L’Equipe intervista l’ex allenatore dei portieri del Chelsea, Christophe Lollichon. Ha lasciato il club a fine maggio, dopo 15 anni di permanenza. Racconta il suo rapporto con i tecnici che si sono avvicendati in panchina. A partire da Carlo Ancelotti, che ha allenato la squadra dal 2009 al 2011.

«Con Carlo Ancelotti l’esperienza è stata molto ricca. Gli piaceva condividere idee. Era la sua prima esperienza all’estero. Era un capo intelligente, con una predisposizione a far stare bene le persone. Guus Hiddink ha compreso lo spogliatoio in meno di tre giorni. Rafael Benitez l’ho incontrato nel 1991, quando il Nantes mi ha mandato al Real Madrid come osservatore. Era allenatore under 19, già meticoloso. Parlava già allora di codificare le azioni e assegnare loro dei numeri, un po’ come nella pallavolo. Ricordo quando ha portato David Luiz e John Terry a fare esercizi 2 contro 3, per lavorare sull’orientamento del corpo. A volte gli allenatori pensano che i professionisti sanno già tutto quando invece possiamo ancora insegnare loro un sacco di cose».

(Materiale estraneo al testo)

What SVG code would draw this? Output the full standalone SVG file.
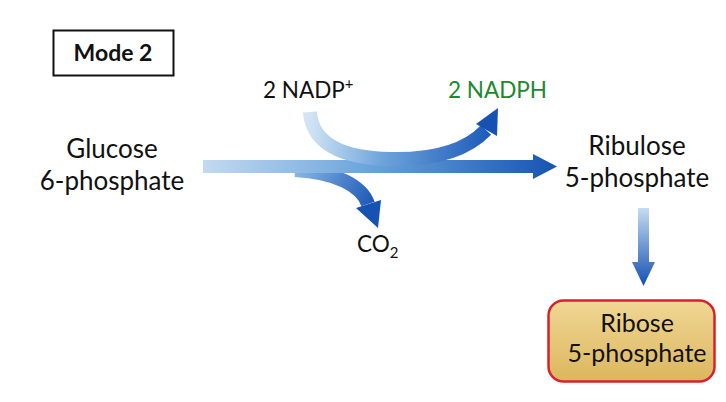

Ha allenato anche Petr Cech:

«Petr è un portiere che ha sempre voluto imparare».

Parla di come sta cambiando il ruolo del portiere.

«I portieri sono più addestrati per quello che viene chiesto loro. Siamo entrati nell’era del portiere-giocatore dopo quella del portiere. Un giorno, quando si parlava del sistema, 4-4-2 o qualsiasi altra cosa, Bielsa mi ha detto che dimentichiamo sempre il numero 1. Sognava una difesa a tre in cui il portiere fosse la parte inferiore del triangolo. C’è questa idea con Sampaoli e Pau Lopez a Marsiglia. Abbiamo avuto questa impostazione anche al Chelsea, di partecipare al gioco e capirlo, prendere informazioni e decisioni. Olanda e Spagna hanno preceduto la Francia da questo punto di vista, anche se Barthez era un giocatore. All’Ajax, i bambini erano molto spesso in allenamento di gruppo. Dopo di che, il gioco del portiere non è solo il gioco corto, è anche il gioco lungo, per trovare soluzioni d’attacco. È un’evoluzione lenta, con acceleratori come Guardiola. Ha contribuito molto al progresso dei portieri, considerandolo l’undicesimo giocatore. Neuer non è mai stato così bravo come lo era con Guardiola. Valdes (ex portiere del Barça) è stato decisivo per il suo piazzamento. Con Coco Suaudeau e poi Raynald Denoueix, a Nantes, c’era anche questa riflessione e questa prospettiva per la posizione. Landreau amava essere nelle partite. E poi, Samuel Eto’o (passato dal Chelsea, 2013-2014) una volta mi ha detto: “Beh, ma il Nantes è il club a cui il Barça si è ispirato”».

E il portiere del futuro?

«Potrebbe venire dal Nord America, con la sua cultura degli sport con la palla e le forme del corpo interessanti. Hanno lanciato un enorme programma di formazione per i giovani e stanno uscendo dalla loro mente analitica per andare verso l’esperienza del gioco. Può anche essere Senegal, e non lo dico solo in relazione a Édouard (Mendy, attuale portiere del Chelsea). Questa è una terra di portieri, con giganti ovunque».